Przed nami kolejne Święta i Nowy Rok. Bez względu na to, czy jesteśmy ludźmi wierzącymi czy nie, ten czas jest szczególnie ważny. Podchodzimy do niego z wiarą, lub z poszanowaniem tradycji. Jedno jest pewne, to czas dla bliskich i z bliskimi. Staramy się być wtedy dla siebie bardziej życzliwi, mniej zerkamy w telefon, a pracę w końcu odkładamy na dalszy plan. Stroimy choinkę, dzielimy się opłatkiem, wkładamy siano pod obrus i tradycyjnie zostawiamy miejsce dla wędrowca… Dzisiaj, w kontekście uchodźców wolne miejsce przy stole nabiera dodatkowego znaczenia.
Dawniej wolne miejsce było zostawiane dla zmarłych. Takie wyjaśnienie nie pasowało jednak do katolickiej obrzędowości, kiedy więc wigilia zaczęła być obchodzona jako część świąt Bożego Narodzenia, to zaczęto mówić o dodatkowym nakryciu właśnie dla wędrowca. Być może jest to związane właśnie z przekonaniem o chrześcijańskiej gościnności.
Jak jest z tą naszą gościnnością?
Chcemy uchodzić za naród gościnny. Chcemy być postrzegani jako Ci dobrzy, szlachetni i wrażliwi. W obronie tych cnót nieustannie i z patosem staramy się podnosić swoją wartość używając przy tym sporo ważnych słów tj: honor, uczciwość, szacunek, otwartość czy miłość do bliźniego. Chcemy by to wszystko było prawdą. Tylko jak jest z tą naszą prawdą?
Prawdę, zupełnie inną widzimy dzisiaj przy polsko – białoruskiej granicy. I prawdziwe staje się powiedzenie, że jest to „granica śmierci”. Bezsprzecznie winę za ten kryzys ponosi rząd Łukaszenki, ale do tej nieludzkiej gry zasiadł również rząd PiS. Chłopcy machają szabelkami, a na granicy umierają ludzie. Uniemożliwienie pracy dziennikarzom jest ucieczką właśnie przed prawdą. Szczególnie, że w rejonie działań zbrojnych korespondenci wojenni mogą zwyczajnie pracować. A tu przecież nie mamy do czynienia z pełnoskalowym konfliktem zbrojnym. Polska jest również na tyle bogatym już krajem, że może sobie pozwolić na to, by przyjąć imigranta, sprawdzić, a potem odesłać w cywilizowany sposób. Dotyczy to przede wszystkim kobiet, dzieci, ludzi chorych. Właśnie teraz, w obliczu tej sytuacji potrzebny jest głos kościoła, który powinien nawoływać do korytarzy humanitarnych. Kościół, jak to ma w zwyczaju, znów jest niejednolity. Są biskupi tacy, jak prymas Wojciech Polak, którzy wzywają do pomocy. Wielu hierarchów jednak milczy, co być może wynika ze strachu. Oni, tak zakładam, obawiają się, że wielu wiernych nie zaakceptuje ich wezwań. Widzimy tu zatem dwie skrajnie różne twarze polskiego katolicyzmu. Dwie twarze polskiej prawdy. Ale na to jaka jest moja i Twoja prawda, musimy odpowiedzieć sobie sami. Szczególnie teraz gdy zasiądziemy do wigilijnego stołu warto odpowiedzieć sobie czy potrafimy w tym człowieku zmarzniętym i głodnym zobaczyć bliźniego? Bo życie ludzkie nie ma narodowości, wyznania i koloru skóry.

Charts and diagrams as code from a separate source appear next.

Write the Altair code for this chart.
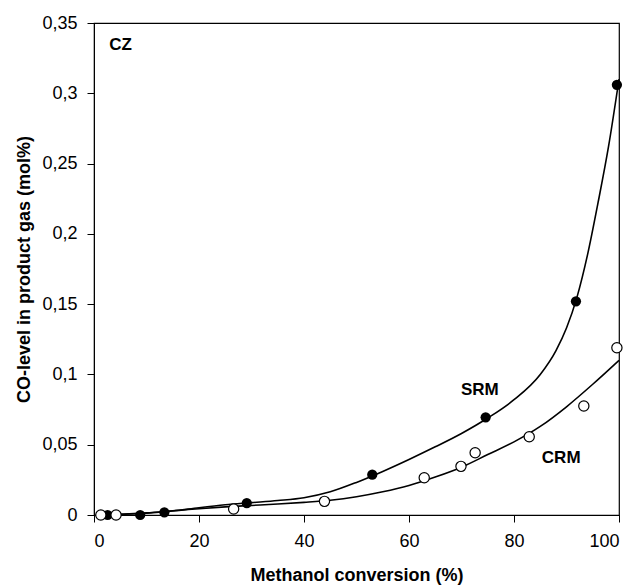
import altair as alt
import pandas as pd

# Measured points: steam reforming (SRM) and combined reforming (CRM)
srm_x = [2.6, 8.8, 13.4, 29.1, 53.0, 74.6, 91.8, 99.6]
srm_y = [0.0, 0.0, 0.0019, 0.0085, 0.0287, 0.0695, 0.152, 0.306]

crm_x = [1.3, 4.2, 26.6, 43.9, 62.9, 69.9, 72.6, 82.9, 93.3, 99.6]
crm_y = [0.0, 0.0, 0.0043, 0.0097, 0.0265, 0.0346, 0.0443, 0.0557, 0.0775, 0.119]

# Fitted trend curves
srm_fit_x = [1, 5, 10, 15, 20, 25, 30, 35, 40, 45, 50, 55, 60, 65, 70, 75, 80, 85, 88, 90, 92, 94, 96, 98, 100]
srm_fit_y = [0.0, 0.0005, 0.0012, 0.0028, 0.0052, 0.0073, 0.0088, 0.0103, 0.0123, 0.0165, 0.0232, 0.031, 0.0395, 0.0485, 0.058, 0.069, 0.082, 0.100, 0.117, 0.133, 0.155, 0.185, 0.222, 0.262, 0.310]

crm_fit_x = [1, 5, 10, 15, 20, 25, 30, 35, 40, 45, 50, 55, 60, 65, 70, 75, 80, 85, 90, 95, 100]
crm_fit_y = [0.0, 0.0005, 0.0015, 0.003, 0.0045, 0.0058, 0.0068, 0.0078, 0.009, 0.0105, 0.013, 0.0165, 0.021, 0.027, 0.034, 0.043, 0.052, 0.063, 0.077, 0.093, 0.110]

x_ticks = [0, 20, 40, 60, 80, 100]
y_ticks = [0, 0.05, 0.1, 0.15, 0.2, 0.25, 0.3, 0.35]

srm = pd.DataFrame({"x": srm_x, "y": srm_y})
crm = pd.DataFrame({"x": crm_x, "y": crm_y})
srm_fit = pd.DataFrame({"x": srm_fit_x, "y": srm_fit_y})
crm_fit = pd.DataFrame({"x": crm_fit_x, "y": crm_fit_y})

labels = pd.DataFrame({
    "x": [2.9, 69.9, 85.3],
    "y": [0.334, 0.089, 0.0403],
    "text": ["CZ", "SRM", "CRM"],
})

FONT = "Liberation Sans"

x_enc = alt.X(
    "x:Q",
    scale=alt.Scale(domain=[0, 100], nice=False),
    axis=alt.Axis(
        values=x_ticks,
        title="Methanol conversion (%)",
        titleFontSize=18,
        titleFontWeight="bold",
        titlePadding=16,
        labelFontSize=18,
        labelPadding=10,
        tickSize=7,
        grid=False,
        domainColor="black",
        tickColor="black",
        labelColor="black",
        titleColor="black",
    ),
)
y_enc = alt.Y(
    "y:Q",
    scale=alt.Scale(domain=[0, 0.35], nice=False),
    axis=alt.Axis(
        values=y_ticks,
        labelExpr="replace(format(datum.value, '.2~f'), '.', ',')",
        title="CO-level in product gas (mol%)",
        titleFontSize=18,
        titleFontWeight="bold",
        titlePadding=8,
        labelFontSize=18,
        labelPadding=10,
        tickSize=7,
        grid=False,
        domainColor="black",
        tickColor="black",
        labelColor="black",
        titleColor="black",
    ),
)

srm_line = alt.Chart(srm_fit).mark_line(
    color="black", strokeWidth=1.6, interpolate="monotone"
).encode(x=x_enc, y=y_enc)
crm_line = alt.Chart(crm_fit).mark_line(
    color="black", strokeWidth=1.6, interpolate="monotone"
).encode(x="x:Q", y="y:Q")

srm_pts = alt.Chart(srm).mark_point(
    shape="circle", filled=True, color="black", size=105, opacity=1
).encode(x="x:Q", y="y:Q")
crm_pts = alt.Chart(crm).mark_point(
    shape="circle", filled=True, fill="white", stroke="black", strokeWidth=1.2,
    size=105, opacity=1
).encode(x="x:Q", y="y:Q")

text = alt.Chart(labels).mark_text(
    font=FONT, fontSize=17, fontWeight="bold", color="black", align="left", baseline="middle"
).encode(x="x:Q", y="y:Q", text="text:N")

chart = alt.layer(srm_line, crm_line, srm_pts, crm_pts, text).properties(
    width=525,
    height=492,
    autosize=alt.AutoSizeParams(type="none"),
    padding={"left": 94, "top": 23, "right": 16, "bottom": 72},
).configure(font=FONT).configure_view(stroke="black", strokeWidth=1.2)

chart.save("out.html", embed_options={"renderer": "svg", "actions": False})
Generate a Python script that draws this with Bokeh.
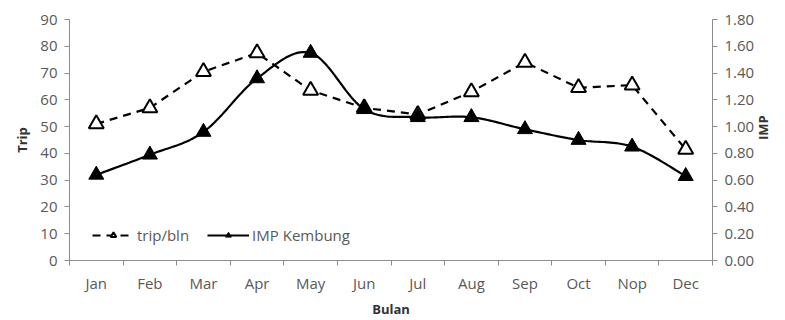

W te właśnie święta chcę tylko jednej prawdy, by to się w końcu skończyło, by na granicy nie umierali ludzie, by nie gubiły się w lasach dzieci. Chcę by zalety Polaków gościnnych i szlachetnych stały się właśnie prawdą.
Trudno w tej sytuacji mówić o radości świąt. Ale mimo wszystko niech będzie to czas dla nas dobry, a na pewno lepszy. Niech będzie to czas lekcji o nas samych.